The tragedy lies not in the state of affairs (thriving) or the quality of the wines (mostly amazing), but rather with the recognition and availability of these wonderful wines in Michigan – both on wine lists and retailers’ shelves. Note that when referring to Barolo, we take the liberty of including Barbaresco, Barolo’s slightly less known neighbor, which can make equally regal wines and that is equally under-represented and underappreciated. Locally, there might be a bit of resentment lumping these two regal and competitive wines together, but for the purposes of this appeal, the Wine Geek makes no apologies.

To clarify, Barolo (and Barbaresco) is the name of a town in Piedmont which lends its name to the wines produced there and in neighboring towns, from Nebbiolo vines planted in the best sites.
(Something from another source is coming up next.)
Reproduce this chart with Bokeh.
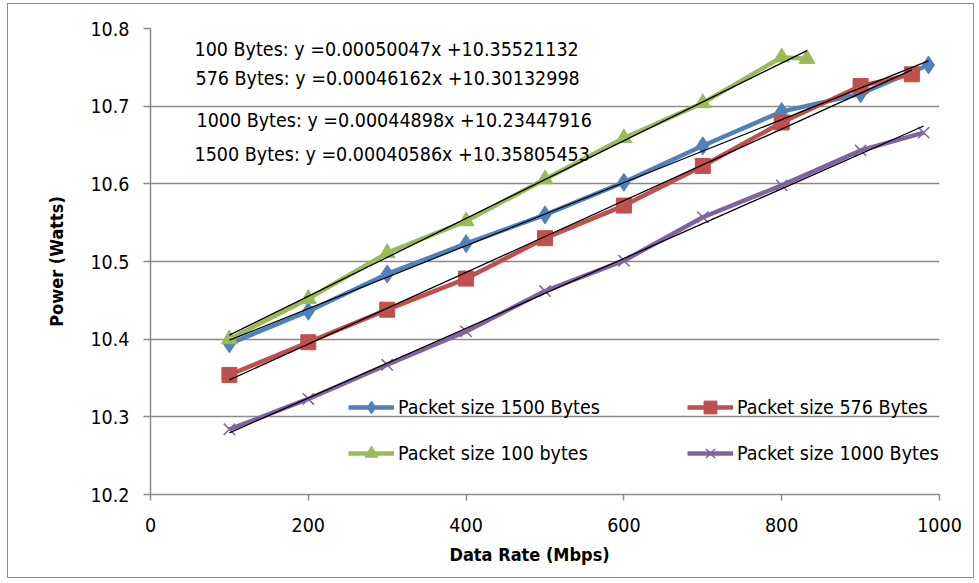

Though locally-produced Barbera and Dolcetto can also be delicious, it is Nebbiolo that rules. There is a reason Barolo was historically referred to as “The King of Wines, The Wine of Kings”. Indeed, there is a strong link between the development of Barolo as a wine and Italy as a nation.

A recent trip to Piedmont, where the Wine Geek was immersed in Barolo and Barbarescos of all types and styles, kept the travelers begging the question: ‘Why don’t we sell more of these?!’. For the uninitiated – and apparently there are many of you – Barolo is stereotyped as a big, brawny, long-lived wine. But this is not really accurate. Barolo can be big, indeed the tannins can run high, but the best examples have the fat to match, and bracing acidity. Hence they are beautifully balanced, and reward ageing better than all but a handful of wines. Note that the color of the wines throws off some folks. The thin skinned Nebbiolo doesn’t provide much color, compared to say, Cabernet, but provides everything else you find in great wine. The wines are enticingly aromatic, classically showing notes of tar and roses that can be haunting; and the palate is usually rich yet fresh (that vibrant acidity). Baroli rarely exceed 14% alcohol, which naturally adds to their food affinity; they are superb at the table. One note for perspective: there are just under 50,000 planted acres in Napa; in Barolo there are only 4,285!

Like many reading this, we love Cabernet Sauvignon. We have an amazing book chock-full of them. Likewise the wine lists and shelves of our customers are packed with dozens and dozens of offerings. But it would not be a sacrilege to turn a bit of that space into some new offerings of the classic, unique, singular wines of Barolo and Barbaresco. It will be a romance that rivals Romeo and Juliet’s.